Ein französischer Freund war auf andere Weise erstaunt: Eine iranischstämmige Wissenschaftlerin, die jahrelang in der Islamischen Republik als Geisel inhaftiert war, bat ihn, mit ihr einen gemeinsamen Artikel zur Unterstützung der Regierung von Ayatollah Khamenei zu schreiben – natürlich unter dem Vorwand, das iranische Volk verteidigen zu wollen.

In mehreren anderen Ländern und auf verschiedenen Ebenen beobachten wir plötzlich, dass etliche Exil-Iraner, die sich seit Jahren in ihren Gastgesellschaften etabliert haben, von einer nostalgischen Sehnsucht erfasst werden – wie ein Elefant, der sich an Indien erinnert, oder wie Rostams Pferd, das zurück in den Iran will. Und so treten sie heute als Propagandisten für Herrn Khameneis Regime auf.

Doch das „Rätsel Iran“ ist noch komplexer. Was man als Inflation virtueller Organisationen bezeichnen könnte, hat sich bereits vor Jahren unter den Exil-Iranern herausgebildet – die aktuelle Krise hat dieses Phänomen jedoch weiter verschärft. Kaum ein Tag vergeht, an dem nicht die Gründung einer neuen Organisation mit einigen Unterschriften bekannt gegeben wird. Manche dieser Gruppen nennen sich Parteien – derzeit sind es über 80. Andere treten als „Räte“ auf und rufen das iranische Volk zur Einheit und zum Einsatz für das Vaterland auf. Doch niemand sagt, was konkret getan wird oder getan werden soll – denn man versteht sich lediglich als „Räter“. Der Begriff „Rat“ ist ohnehin eine Fehlübersetzung des russischen Wortes Sowjet durch die Tudeh-Partei: Sowjet meint ursprünglich eine Gruppe oder ein Exekutivkomitee einer Stadt oder eines Dorfes, nicht einfach ein beratendes Gremium.

Diese Inflation hat dazu geführt, dass wir inzwischen vier oder fünf nationale Fronten und 15 kommunistische Parteien haben. Die Zahl der republikanischen Organisationen beträgt laut unserer letzten Zählung 23. Anhänger der konstitutionellen Monarchie, der Monarchie allgemein, der Pahlavis oder einfach nur Konstitutionalisten zählen über 30 Gruppen.

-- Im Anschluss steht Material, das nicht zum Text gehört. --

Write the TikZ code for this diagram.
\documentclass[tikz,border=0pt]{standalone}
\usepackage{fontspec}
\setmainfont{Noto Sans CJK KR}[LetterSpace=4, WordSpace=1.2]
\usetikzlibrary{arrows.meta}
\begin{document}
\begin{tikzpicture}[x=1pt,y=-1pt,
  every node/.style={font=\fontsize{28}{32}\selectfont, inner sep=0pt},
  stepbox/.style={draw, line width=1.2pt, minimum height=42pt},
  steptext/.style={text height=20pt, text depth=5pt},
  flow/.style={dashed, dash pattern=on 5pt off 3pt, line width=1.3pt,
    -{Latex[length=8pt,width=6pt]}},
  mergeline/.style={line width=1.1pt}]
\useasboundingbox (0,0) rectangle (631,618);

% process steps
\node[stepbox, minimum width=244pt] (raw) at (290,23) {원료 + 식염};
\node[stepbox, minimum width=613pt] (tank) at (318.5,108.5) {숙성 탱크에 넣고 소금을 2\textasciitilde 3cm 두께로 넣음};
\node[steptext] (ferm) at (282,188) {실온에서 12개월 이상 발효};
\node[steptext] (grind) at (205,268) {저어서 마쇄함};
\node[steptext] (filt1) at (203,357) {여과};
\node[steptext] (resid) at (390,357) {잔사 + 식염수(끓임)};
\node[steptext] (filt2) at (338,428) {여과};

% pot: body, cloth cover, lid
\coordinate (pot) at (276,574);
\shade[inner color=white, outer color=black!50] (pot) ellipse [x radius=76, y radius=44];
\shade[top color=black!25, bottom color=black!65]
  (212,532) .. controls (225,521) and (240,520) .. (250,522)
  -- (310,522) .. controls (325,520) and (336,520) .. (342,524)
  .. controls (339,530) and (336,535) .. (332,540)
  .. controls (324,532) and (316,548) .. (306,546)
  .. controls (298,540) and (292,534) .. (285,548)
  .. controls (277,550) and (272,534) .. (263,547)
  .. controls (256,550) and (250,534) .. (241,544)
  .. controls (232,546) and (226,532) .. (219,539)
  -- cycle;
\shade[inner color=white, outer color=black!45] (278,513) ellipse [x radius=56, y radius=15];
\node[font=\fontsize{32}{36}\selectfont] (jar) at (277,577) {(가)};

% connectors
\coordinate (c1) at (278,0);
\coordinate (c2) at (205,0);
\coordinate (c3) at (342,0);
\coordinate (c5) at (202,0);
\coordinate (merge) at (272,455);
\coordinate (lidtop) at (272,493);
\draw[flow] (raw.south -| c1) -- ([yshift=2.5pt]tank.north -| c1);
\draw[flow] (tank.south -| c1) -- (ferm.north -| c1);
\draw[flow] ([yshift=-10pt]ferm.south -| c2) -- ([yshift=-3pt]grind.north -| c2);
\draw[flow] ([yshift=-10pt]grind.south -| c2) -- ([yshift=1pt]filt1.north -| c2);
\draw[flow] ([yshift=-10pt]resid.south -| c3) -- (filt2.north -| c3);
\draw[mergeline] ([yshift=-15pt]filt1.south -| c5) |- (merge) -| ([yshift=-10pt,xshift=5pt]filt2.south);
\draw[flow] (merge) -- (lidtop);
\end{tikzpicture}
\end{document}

Hinzu kommt laut einer Erhebung des bekannten Sängers Dariush Eghbali, dass Exil-Iraner zwischen 200 und 300 YouTube-Radiosender und -Fernsehkanäle betreiben.

Auf einer anderen Ebene entstehen derzeit mehrere sogenannte „Loya Jirgas“ – also Ratsversammlungen unter verschiedensten Bezeichnungen, die die „Ältesten“ der Nation zusammenbringen sollen. Kurz gesagt: Wir haben viele Kommandeure – was fehlt, sind die Soldaten auf dem Feld.

Diese chaotischen Zustände haben dazu geführt, dass das physikalische Gesetz der Trägheit auch in der heutigen iranischen Politik greift: Ein System, das seine gesellschaftliche Basis verloren hat, in allen Bereichen versagt und nicht einmal mehr die Sicherheit seiner eigenen Führer garantieren kann, zittert weiter am Abgrund – weil niemand da ist, um dem Regime endlich den letzten Tritt in den Hintern zu verpassen.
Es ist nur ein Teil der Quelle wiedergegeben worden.